The costs of winding up (including, in the case of a creditor's petition and a contributory's petition where the Court has directed that the company itself is able to participate, the costs incurred by the petitioner who successfully seeks a winding up order) are paid from the assets of the company in priority to all other claims. Preferential payments are made in respect of employees' wages and other benefits, certain debts due to bank depositors and sums due to the Cayman Islands Government for import duty, stamp duty, licence fees and other statutory taxes.

After preferential payments are made, the company's remaining creditors are paid on a pari passu basis (subject to subordination and set-off adjustments) and any surplus is returned to shareholders. Post-liquidation interest may be paid to creditors, in priority to shareholder claims, after all debts proved in the liquidation are paid. Interest is paid at either a prescribed rate or the applicable contractual rate, whichever is higher.

In a scheme of arrangement, creditors prove their debts for voting purposes and participate in the scheme in accordance with its terms if it is approved by the requisite majority of creditors and the Court.


Part XVII of the Companies Law codifies the Grand Court's powers to make orders in aid of foreign insolvency proceedings. These powers continue the historical approach of the Cayman Islands based on comity. They follow many of the principles enshrined in the UNCITRAL Model Law on Cross-Border Insolvency, but stop short of implementing it.

In particular, in the Cayman Islands there are no threshold tests for the grant of assistance, or automatic rights based on the centre of main interests (COMI) of the debtor. However, the same types of relief and assistance as are available in the United States, for instance, may be granted in the Cayman Islands at the discretion of the Grand Court Judge hearing the matter. Foreign representatives must satisfy the Cayman Court that it is appropriate for the Court to exercise its discretion by granting the relief sought in the foreign representative's application. The central issue under Part XVII is therefore the appropriateness of the Cayman Court granting the relief sought, not the question of where the debtor's COMI is located.
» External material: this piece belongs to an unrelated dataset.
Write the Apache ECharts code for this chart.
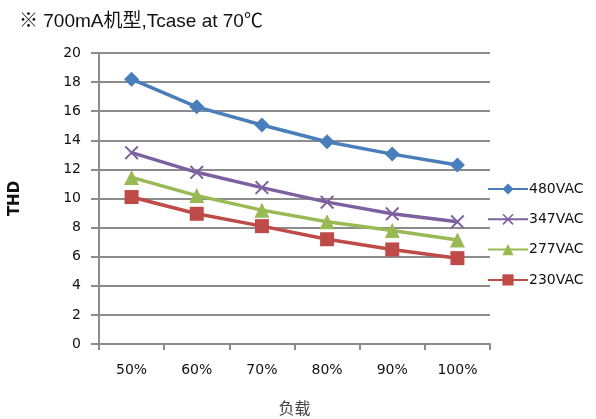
<!DOCTYPE html>
<html>
<head>
<meta charset="utf-8">
<script src="https://cdn.jsdelivr.net/npm/echarts@6/dist/echarts.min.js"></script>
<style>
html,body{margin:0;padding:0;background:#fff;}
#main{width:596px;height:419px;}
</style>
</head>
<body>
<div id="main"></div>
<script>
var categories = ['50%', '60%', '70%', '80%', '90%', '100%'];
var v480 = [18.2, 16.3, 15.05, 13.9, 13.05, 12.3];
var v347 = [13.15, 11.8, 10.75, 9.75, 8.95, 8.4];
var v277 = [11.45, 10.2, 9.2, 8.4, 7.8, 7.15];
var v230 = [10.1, 8.95, 8.1, 7.2, 6.5, 5.9];
var seriesNames = ['480VAC', '347VAC', '277VAC', '230VAC'];
var yTicks = {min: 0, max: 20, interval: 2};

var crossPath = 'path://M0,1 L1,0 L5,4 L9,0 L10,1 L6,5 L10,9 L9,10 L5,6 L1,10 L0,9 L4,5 Z';
var colors = ['#4A7EBB', '#7D60A0', '#98B954', '#BE4B48'];
var symbols = ['diamond', crossPath, 'triangle', 'rect'];
var sizes = [15, 14, 15, 14];
var data = [v480, v347, v277, v230];

var font = 'DejaVu Sans';
var chart = echarts.init(document.getElementById('main'));
chart.setOption({
  animation: false,
  backgroundColor: '#fff',
  title: {
    text: '※ 700mA机型,Tcase at 70℃',
    left: 14, top: 7,
    textStyle: {fontFamily: 'Liberation Sans, Noto Sans CJK SC', fontSize: 19, fontWeight: 'normal', color: '#111'}
  },
  legend: {
    orient: 'vertical',
    left: 482, top: 177,
    itemWidth: 40, itemHeight: 14, itemGap: 16.3,
    data: seriesNames,
    textStyle: {fontFamily: font, fontSize: 14, color: '#111', padding: [0,0,0,-4]}
  },
  grid: {left: 99, right: 106, top: 53, bottom: 75, outerBoundsMode: 'none', containLabel: false},
  xAxis: {
    type: 'category',
    data: categories,
    name: '负载',
    nameLocation: 'middle',
    nameGap: 56,
    nameTextStyle: {fontFamily: 'Noto Sans CJK SC', fontSize: 16, color: '#444'},
    axisLine: {lineStyle: {color: '#8C8C8C', width: 2}},
    axisTick: {show: true, length: 6, lineStyle: {color: '#8C8C8C', width: 2}},
    axisLabel: {fontFamily: font, fontSize: 14, color: '#111', margin: 19}
  },
  yAxis: {
    type: 'value',
    min: yTicks.min, max: yTicks.max, interval: yTicks.interval,
    name: 'THD',
    nameLocation: 'middle',
    nameGap: 76,
    nameTextStyle: {fontFamily: font, fontSize: 15, fontWeight: 'bold', color: '#111'},
    axisLine: {show: true, lineStyle: {color: '#8C8C8C', width: 2}},
    axisTick: {show: true, length: 8, lineStyle: {color: '#8C8C8C', width: 2}},
    axisLabel: {fontFamily: font, fontSize: 14, color: '#111', margin: 18},
    splitLine: {lineStyle: {color: '#8C8C8C', width: 2}}
  },
  series: seriesNames.map(function (n, i) {
    return {
      name: n,
      type: 'line',
      data: data[i],
      symbol: symbols[i],
      symbolSize: sizes[i],
      showAllSymbol: true,
      lineStyle: {color: colors[i], width: 3.5},
      itemStyle: {color: colors[i]},
      z: 10 - i
    };
  })
});
</script>
</body>
</html>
Where the Court chooses to exercise its discretion the forms of ancillary relief that the court can provide to foreign representatives are (a) recognition (giving power to act on behalf of the debtor in the Cayman Islands) (b) enjoining the commencement or staying the continuation of legal proceedings against a debtor (c) staying the enforcement of any judgment against a debtor (d) requiring a person in possession of relevant information to be examined and produce documents, and (e) ordering the delivery up to a foreign representative of any property belonging to a debtor.

In any case where a company in liquidation or its assets are subject to bankruptcy proceedings in another jurisdiction, the Cayman liquidator is required to consider whether it would be appropriate to enter into a protocol with any relevant foreign office-holder.
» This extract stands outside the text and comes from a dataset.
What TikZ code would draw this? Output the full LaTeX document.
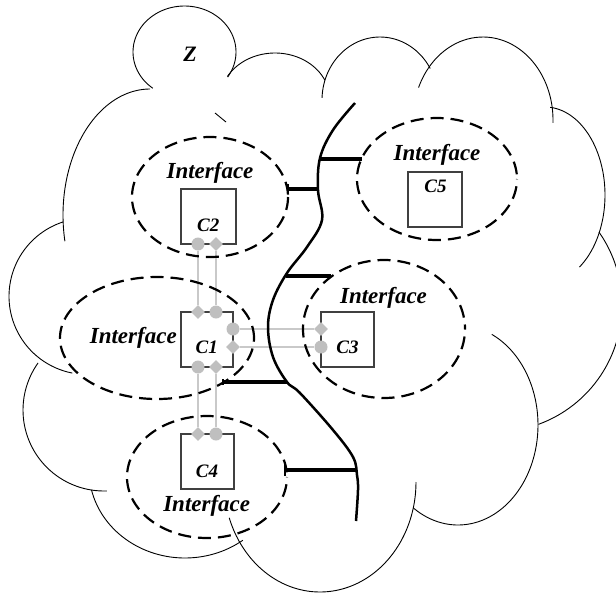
\documentclass[tikz,border=0pt]{standalone}
\usepackage{fontspec}
\setmainfont{Liberation Serif}
\usetikzlibrary{shapes.geometric}

% one bump of the cloud outline: centre, radii, angular range
\newcommand{\cloudbump}[6]{%
  \draw[cloud] plot[domain=#5:#6, samples=48, smooth]
    ({#1+#3*cos(\x)},{#2+#4*sin(\x)});}

\begin{document}
\begin{tikzpicture}[x=1pt,y=-1pt,
  cloud/.style={line width=0.9pt, black},
  zone/.style={ellipse, draw, line width=2.2pt, dash pattern=on 13pt off 7pt, inner sep=0pt},
  comp/.style={rectangle, draw=black!75, line width=1.1pt, inner sep=0pt},
  iflabel/.style={font=\fontsize{23}{23}\selectfont\bfseries\itshape, anchor=base, inner sep=0pt},
  clabel/.style={font=\fontsize{19}{19}\selectfont\bfseries\itshape, anchor=base, inner sep=0pt},
  spine/.style={line width=2.5pt, line join=round},
  branch/.style={line width=3.5pt},
  endbar/.style={line width=2pt},
  link/.style={draw=black!21, line width=1.8pt},
  pin/.style={circle, fill=black!25, minimum size=13pt, inner sep=0pt},
  gem/.style={diamond, fill=black!25, minimum size=14pt, inner sep=0pt},
]
\useasboundingbox (0,0) rectangle (616,595);
\fill[white] (0,0) rectangle (616,595);

% cloud outline
\cloudbump{184.5}{52}{51.5}{46}{128}{393}
\cloudbump{275}{100}{55}{47}{210}{335}
\cloudbump{380}{100}{58}{63}{182}{330}
\cloudbump{483}{120}{70}{83}{203}{362}
\cloudbump{545}{195}{60}{88}{275}{415}
\cloudbump{495}{305}{127}{127}{325}{430}
\cloudbump{458}{425}{80}{100}{-65}{124}
\cloudbump{320}{482}{96}{110}{0}{161}
\cloudbump{185}{470}{96}{88}{53}{167}
\cloudbump{104}{410}{81}{81}{88}{215.5}
\cloudbump{87.2}{296.3}{78.2}{78.2}{101}{252}
\cloudbump{150}{215}{87}{126}{168}{270}
\draw[cloud] (215,113) -- (226,122);
\node[font=\fontsize{22}{22}\selectfont\bfseries\itshape, anchor=base, inner sep=0pt] (zlab) at (190,61) {Z};

% components
\node[comp, minimum width=55pt, minimum height=55pt] (c2) at (208.5,216.5) {};
\node[comp, minimum width=52pt, minimum height=55pt] (c1) at (207,339.5) {};
\node[comp, minimum width=53pt, minimum height=55pt] (c3) at (347.5,339.5) {};
\node[comp, minimum width=53pt, minimum height=55pt] (c4) at (207.5,461.5) {};
\node[comp, minimum width=54pt, minimum height=55pt] (c5) at (435,199.5) {};

% ports
\node[pin] (a1) at (198,244) {};
\node[gem] (a2) at (216,244) {};
\node[gem] (b1) at (198,312) {};
\node[pin] (b2) at (216,312) {};
\node[pin] (r1) at (233,329) {};
\node[gem] (r2) at (233,347) {};
\node[gem] (q1) at (321,329) {};
\node[pin] (q2) at (321,347) {};
\node[pin] (d1) at (198,367) {};
\node[gem] (d2) at (216,367) {};
\node[gem] (f1) at (198,434) {};
\node[pin] (f2) at (216,434) {};

% port links
\draw[link] (a1) -- (b1);
\draw[link] (a2) -- (b2);
\draw[link] (r1) -- (q1);
\draw[link] (r2) -- (q2);
\draw[link] (d1) -- (f1);
\draw[link] (d2) -- (f2);

% interface zones
\node[zone, minimum width=156pt, minimum height=120pt, dash phase=17.6pt] (z2) at (210,197) {};
\node[zone, minimum width=194pt, minimum height=122pt, dash phase=0.8pt] (z1) at (157,338) {};
\node[zone, minimum width=162pt, minimum height=138pt, dash phase=8.5pt] (z3) at (384,329) {};
\node[zone, minimum width=160pt, minimum height=122pt, dash phase=15.3pt] (z4) at (207,477) {};
\node[zone, minimum width=160pt, minimum height=122pt, dash phase=15.3pt] (z5) at (437,179) {};

% backbone and its branches
\draw[spine] plot[smooth, tension=0.6] coordinates {
  (355,103) (333,130) (320,158) (318,190) (322,220) (307,247) (287,273)
  (273,300) (268,327) (273,357) (287,382) (300,393) (333,430) (353,457)
  (357,475) (358,490) (356,521)};
\coordinate (s5) at (320,159);
\coordinate (s2) at (319,189);
\coordinate (s3) at (286,276);
\coordinate (s1) at (287,382);
\coordinate (s4) at (357,470);
\coordinate (t5) at (362,159);
\coordinate (t2) at (288,189);
\coordinate (t3) at (331,276);
\coordinate (t1) at (223,382);
\coordinate (t4) at (285,470);
\draw[branch] (s5) -- (t5);
\draw[branch] (s2) -- (t2);
\draw[branch] (s3) -- (t3);
\draw[branch] (s1) -- (t1);
\draw[branch] (s4) -- (t4);
\draw[endbar] ([yshift=-5pt]t2) -- ([yshift=5pt]t2);
\draw[endbar] ([yshift=-3pt]t1) -- ([yshift=3pt]t1);
\draw[endbar] ([yshift=-6pt]t4) -- ([yshift=6pt]t4);

% texts
\node[iflabel] (i2) at (210,178) {Interface};
\node[iflabel] (i5) at (437,160) {Interface};
\node[iflabel] (i3) at (383.5,303) {Interface};
\node[iflabel] (i1) at (133.3,343) {Interface};
\node[iflabel] (i4) at (206.7,511.5) {Interface};
\node[clabel] (n2) at (208.3,231) {C2};
\node[clabel] (n5) at (435.5,192) {C5};
\node[clabel] (n1) at (206.7,353.3) {C1};
\node[clabel] (n3) at (347.5,353.3) {C3};
\node[clabel] (n4) at (207,477) {C4};
\end{tikzpicture}
\end{document}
Although receivership is not part of the formal insolvency regime of the Cayman Islands, as a matter of practice it may offer an alternative and receivership appointments do occur in a variety of circumstances. Receivers are commonly appointed without any court involvement pursuant to rights in a security instrument, but can also be appointed by the court in aid of equitable enforcement of judgments, or where there is a threat to trust property and in other cases where the Cayman Court is persuaded that it is appropriate for it to exercise its discretion to make such an appointment.
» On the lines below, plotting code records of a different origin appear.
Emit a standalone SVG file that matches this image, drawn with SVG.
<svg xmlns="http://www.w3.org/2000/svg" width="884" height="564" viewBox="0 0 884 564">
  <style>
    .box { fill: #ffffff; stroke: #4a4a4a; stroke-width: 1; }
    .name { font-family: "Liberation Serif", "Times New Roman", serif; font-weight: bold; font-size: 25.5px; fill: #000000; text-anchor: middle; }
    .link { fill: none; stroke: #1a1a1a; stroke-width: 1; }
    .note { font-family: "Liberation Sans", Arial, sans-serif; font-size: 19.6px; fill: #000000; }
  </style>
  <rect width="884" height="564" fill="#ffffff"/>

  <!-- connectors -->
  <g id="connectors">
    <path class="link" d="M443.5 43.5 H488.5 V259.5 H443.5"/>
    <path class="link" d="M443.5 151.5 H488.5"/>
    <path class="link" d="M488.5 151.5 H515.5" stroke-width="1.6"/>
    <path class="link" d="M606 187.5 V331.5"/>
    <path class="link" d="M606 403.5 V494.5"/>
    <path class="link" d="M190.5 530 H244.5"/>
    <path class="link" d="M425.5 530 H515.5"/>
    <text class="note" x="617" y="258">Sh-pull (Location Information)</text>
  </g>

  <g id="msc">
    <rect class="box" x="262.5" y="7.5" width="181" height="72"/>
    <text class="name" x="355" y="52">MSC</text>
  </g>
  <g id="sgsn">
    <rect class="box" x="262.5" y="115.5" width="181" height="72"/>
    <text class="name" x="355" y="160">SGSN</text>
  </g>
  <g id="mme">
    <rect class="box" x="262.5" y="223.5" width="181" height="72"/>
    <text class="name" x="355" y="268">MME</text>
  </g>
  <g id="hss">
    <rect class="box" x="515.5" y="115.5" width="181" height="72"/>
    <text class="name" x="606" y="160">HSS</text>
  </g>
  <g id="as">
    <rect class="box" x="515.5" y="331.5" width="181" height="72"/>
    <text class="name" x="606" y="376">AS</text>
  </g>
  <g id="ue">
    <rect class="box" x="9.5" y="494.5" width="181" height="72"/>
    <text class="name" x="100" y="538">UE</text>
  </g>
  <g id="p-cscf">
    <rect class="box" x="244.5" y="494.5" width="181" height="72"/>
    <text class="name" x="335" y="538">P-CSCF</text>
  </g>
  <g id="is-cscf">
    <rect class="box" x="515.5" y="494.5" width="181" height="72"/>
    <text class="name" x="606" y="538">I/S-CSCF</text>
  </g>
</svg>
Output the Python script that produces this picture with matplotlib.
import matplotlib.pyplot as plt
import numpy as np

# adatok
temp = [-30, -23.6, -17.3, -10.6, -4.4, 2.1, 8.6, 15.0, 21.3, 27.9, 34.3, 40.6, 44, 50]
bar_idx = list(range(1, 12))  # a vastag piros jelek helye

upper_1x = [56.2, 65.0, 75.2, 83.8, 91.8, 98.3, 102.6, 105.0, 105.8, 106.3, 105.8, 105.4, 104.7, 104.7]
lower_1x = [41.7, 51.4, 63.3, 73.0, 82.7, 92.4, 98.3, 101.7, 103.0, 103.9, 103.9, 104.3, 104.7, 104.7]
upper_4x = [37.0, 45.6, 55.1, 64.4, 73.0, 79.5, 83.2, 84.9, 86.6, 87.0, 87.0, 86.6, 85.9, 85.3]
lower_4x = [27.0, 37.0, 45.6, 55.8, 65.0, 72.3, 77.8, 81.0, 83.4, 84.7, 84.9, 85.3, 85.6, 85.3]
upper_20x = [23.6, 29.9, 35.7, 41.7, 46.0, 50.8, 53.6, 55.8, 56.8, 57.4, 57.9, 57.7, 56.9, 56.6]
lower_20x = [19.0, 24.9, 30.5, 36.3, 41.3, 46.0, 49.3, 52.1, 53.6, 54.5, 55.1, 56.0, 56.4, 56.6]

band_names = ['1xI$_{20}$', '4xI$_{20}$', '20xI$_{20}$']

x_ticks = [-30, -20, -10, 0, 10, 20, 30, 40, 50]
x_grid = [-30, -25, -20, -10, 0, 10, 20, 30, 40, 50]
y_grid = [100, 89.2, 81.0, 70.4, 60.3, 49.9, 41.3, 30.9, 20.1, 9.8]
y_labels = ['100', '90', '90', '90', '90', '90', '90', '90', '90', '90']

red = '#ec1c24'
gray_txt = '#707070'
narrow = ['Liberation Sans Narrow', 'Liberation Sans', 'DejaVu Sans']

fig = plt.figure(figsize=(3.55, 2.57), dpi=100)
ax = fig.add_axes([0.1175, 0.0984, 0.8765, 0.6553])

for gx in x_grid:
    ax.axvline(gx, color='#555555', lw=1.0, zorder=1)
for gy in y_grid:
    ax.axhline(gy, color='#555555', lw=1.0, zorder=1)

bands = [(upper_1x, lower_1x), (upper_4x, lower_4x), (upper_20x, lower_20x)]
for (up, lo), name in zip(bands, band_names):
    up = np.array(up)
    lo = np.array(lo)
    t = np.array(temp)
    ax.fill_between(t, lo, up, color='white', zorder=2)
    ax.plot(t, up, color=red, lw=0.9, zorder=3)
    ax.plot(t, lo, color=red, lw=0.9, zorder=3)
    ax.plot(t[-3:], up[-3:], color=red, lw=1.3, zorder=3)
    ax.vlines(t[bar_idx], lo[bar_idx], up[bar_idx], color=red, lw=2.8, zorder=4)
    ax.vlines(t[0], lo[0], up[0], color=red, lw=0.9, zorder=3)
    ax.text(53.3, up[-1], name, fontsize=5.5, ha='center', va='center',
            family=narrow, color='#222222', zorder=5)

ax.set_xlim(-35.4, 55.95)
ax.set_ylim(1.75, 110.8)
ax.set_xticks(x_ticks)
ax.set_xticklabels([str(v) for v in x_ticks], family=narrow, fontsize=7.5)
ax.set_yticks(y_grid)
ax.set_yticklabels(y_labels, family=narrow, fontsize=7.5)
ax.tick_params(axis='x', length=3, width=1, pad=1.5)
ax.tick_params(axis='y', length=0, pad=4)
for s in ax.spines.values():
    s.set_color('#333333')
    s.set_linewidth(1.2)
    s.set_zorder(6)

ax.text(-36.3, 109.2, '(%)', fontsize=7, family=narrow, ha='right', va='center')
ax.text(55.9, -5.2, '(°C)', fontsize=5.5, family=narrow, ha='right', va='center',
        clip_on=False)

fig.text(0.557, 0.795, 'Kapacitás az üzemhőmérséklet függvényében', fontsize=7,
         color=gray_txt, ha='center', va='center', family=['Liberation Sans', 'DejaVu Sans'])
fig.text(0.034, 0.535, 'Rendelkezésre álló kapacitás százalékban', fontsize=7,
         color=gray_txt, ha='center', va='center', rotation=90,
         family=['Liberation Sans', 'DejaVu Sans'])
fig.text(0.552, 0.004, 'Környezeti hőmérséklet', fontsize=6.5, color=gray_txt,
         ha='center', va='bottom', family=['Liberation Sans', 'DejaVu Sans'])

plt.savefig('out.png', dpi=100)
As part of the changes introduced in 2009, the Insolvency Practitioners Regulations govern who may be appointed as an official liquidator. The regulations lay down requirements as to professional qualifications, independence, the maintenance of professional indemnity insurance and residence. A foreign practitioner who meets the independence and insurance requirements may be appointed jointly with an eligible Cayman practitioner, but cannot be a sole liquidator.

The Regulations also govern the remuneration of official liquidators and the manner in which it is approved.

The content of this article is intended to provide a general guide to the subject matter. Specialist advice should be sought about your specific circumstances.